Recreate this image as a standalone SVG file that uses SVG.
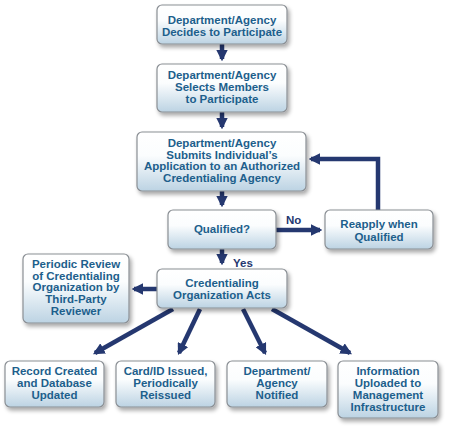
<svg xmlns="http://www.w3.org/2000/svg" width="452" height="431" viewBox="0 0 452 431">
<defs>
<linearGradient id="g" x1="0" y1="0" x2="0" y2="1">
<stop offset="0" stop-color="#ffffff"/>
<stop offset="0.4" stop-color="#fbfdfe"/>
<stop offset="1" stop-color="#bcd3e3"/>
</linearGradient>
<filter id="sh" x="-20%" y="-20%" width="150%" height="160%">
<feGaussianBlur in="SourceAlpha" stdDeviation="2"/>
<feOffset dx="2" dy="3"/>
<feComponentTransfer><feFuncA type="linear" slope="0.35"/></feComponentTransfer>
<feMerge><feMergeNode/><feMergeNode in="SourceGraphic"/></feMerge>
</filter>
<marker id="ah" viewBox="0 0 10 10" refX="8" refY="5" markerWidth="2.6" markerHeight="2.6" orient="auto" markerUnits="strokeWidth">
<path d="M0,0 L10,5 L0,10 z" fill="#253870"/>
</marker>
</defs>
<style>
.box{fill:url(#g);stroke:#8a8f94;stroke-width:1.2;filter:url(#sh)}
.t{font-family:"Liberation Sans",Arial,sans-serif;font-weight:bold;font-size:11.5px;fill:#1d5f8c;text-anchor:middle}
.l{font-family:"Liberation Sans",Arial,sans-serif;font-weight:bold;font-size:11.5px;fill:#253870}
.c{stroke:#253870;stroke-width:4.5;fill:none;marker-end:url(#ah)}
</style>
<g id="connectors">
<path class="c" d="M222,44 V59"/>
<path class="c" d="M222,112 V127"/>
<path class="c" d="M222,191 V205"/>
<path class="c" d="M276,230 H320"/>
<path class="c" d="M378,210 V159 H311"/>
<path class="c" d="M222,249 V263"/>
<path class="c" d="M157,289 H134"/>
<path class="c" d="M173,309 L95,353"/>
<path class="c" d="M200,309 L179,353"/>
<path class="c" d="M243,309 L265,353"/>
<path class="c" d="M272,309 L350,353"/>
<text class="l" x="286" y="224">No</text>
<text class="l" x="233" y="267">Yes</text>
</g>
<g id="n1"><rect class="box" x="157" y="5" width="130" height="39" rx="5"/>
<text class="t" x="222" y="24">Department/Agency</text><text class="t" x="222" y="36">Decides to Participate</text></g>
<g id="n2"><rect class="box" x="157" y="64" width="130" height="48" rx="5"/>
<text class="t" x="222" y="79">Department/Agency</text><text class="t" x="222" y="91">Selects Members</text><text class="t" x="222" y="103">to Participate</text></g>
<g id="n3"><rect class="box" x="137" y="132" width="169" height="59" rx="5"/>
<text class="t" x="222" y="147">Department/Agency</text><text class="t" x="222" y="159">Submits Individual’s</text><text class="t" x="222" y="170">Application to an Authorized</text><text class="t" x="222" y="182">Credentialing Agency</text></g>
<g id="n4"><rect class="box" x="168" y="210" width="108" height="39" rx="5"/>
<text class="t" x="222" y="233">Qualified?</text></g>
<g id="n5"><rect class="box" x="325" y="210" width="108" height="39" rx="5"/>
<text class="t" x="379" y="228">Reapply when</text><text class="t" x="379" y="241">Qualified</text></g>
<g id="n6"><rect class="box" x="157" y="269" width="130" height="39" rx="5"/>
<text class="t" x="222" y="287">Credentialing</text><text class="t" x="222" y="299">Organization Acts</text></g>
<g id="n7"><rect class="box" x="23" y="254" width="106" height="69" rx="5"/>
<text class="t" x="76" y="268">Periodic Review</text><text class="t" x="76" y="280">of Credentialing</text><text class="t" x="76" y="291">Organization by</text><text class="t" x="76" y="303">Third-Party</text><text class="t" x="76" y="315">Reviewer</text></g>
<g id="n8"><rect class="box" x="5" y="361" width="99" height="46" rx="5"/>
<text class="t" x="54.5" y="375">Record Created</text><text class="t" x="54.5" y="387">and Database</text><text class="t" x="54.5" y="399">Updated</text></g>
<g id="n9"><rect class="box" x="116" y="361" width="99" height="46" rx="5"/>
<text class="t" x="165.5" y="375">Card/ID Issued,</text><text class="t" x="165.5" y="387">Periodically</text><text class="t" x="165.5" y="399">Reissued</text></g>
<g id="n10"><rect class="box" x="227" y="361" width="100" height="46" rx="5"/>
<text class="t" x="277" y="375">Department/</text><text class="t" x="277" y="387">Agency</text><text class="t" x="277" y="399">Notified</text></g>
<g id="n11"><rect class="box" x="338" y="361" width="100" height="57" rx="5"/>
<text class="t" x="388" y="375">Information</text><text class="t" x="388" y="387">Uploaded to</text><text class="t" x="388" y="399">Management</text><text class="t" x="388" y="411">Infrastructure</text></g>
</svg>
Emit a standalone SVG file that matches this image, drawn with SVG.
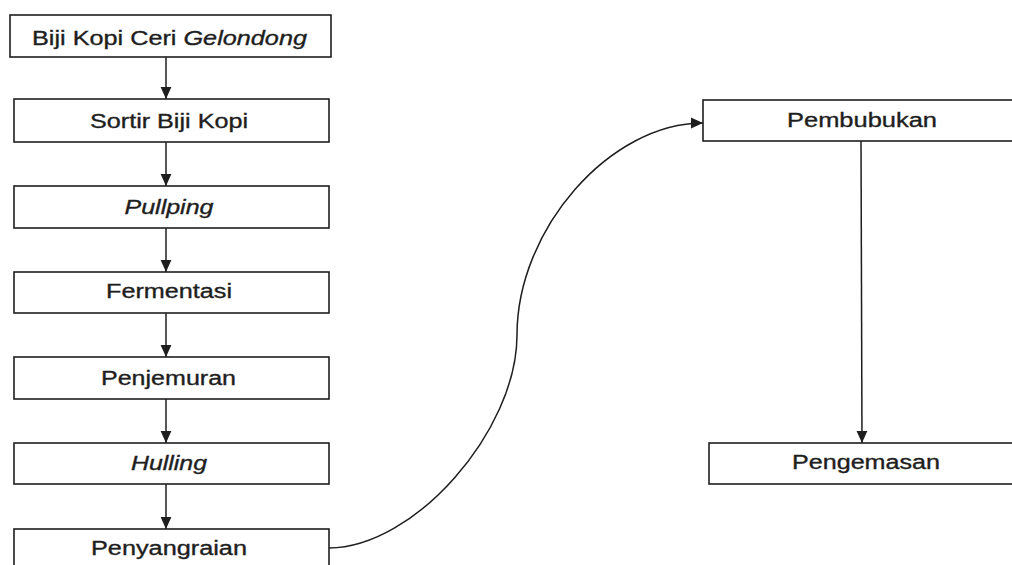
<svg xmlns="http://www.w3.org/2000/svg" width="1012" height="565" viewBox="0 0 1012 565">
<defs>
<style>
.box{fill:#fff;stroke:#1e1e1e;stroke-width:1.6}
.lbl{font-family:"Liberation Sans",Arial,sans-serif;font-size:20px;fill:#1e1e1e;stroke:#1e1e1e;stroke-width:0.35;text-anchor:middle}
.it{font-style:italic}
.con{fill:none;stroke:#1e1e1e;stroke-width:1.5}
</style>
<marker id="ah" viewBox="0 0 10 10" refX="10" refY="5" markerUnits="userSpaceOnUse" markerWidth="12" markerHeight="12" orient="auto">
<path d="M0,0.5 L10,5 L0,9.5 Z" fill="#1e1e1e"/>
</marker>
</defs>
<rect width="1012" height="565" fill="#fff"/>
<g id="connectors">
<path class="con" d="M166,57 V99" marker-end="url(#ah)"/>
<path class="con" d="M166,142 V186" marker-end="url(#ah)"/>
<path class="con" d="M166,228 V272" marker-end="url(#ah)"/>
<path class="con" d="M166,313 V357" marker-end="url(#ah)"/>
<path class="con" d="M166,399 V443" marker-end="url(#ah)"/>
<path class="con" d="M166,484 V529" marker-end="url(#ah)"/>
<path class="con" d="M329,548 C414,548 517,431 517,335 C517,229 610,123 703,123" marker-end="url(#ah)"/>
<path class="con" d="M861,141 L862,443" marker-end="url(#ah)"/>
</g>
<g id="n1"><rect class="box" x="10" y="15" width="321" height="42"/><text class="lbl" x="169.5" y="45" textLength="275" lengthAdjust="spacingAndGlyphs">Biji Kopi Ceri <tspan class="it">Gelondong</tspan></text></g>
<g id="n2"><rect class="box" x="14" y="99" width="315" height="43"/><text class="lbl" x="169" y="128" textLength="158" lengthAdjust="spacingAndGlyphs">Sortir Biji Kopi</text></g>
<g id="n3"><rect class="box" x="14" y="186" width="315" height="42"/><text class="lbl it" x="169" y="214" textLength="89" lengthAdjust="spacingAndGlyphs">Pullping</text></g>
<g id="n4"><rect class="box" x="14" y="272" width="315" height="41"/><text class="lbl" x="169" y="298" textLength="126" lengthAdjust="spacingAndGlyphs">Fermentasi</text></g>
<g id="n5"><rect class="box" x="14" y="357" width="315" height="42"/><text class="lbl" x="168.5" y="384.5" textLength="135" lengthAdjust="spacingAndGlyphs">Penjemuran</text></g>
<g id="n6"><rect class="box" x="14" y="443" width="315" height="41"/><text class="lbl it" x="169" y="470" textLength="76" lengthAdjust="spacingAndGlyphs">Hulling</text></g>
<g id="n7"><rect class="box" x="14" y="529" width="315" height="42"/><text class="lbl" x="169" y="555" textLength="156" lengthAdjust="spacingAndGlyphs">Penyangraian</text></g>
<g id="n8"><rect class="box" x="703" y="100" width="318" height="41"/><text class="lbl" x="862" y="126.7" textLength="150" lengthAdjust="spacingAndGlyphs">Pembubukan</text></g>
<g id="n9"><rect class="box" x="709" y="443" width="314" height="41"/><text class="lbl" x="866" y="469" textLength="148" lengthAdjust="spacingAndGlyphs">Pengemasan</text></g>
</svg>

→ What you should do
Locate the word "standalone" in the data above. Copy every line carrying it.

→ Right answer
Recreate this image as a standalone SVG file that uses SVG.
Emit a standalone SVG file that matches this image, drawn with SVG.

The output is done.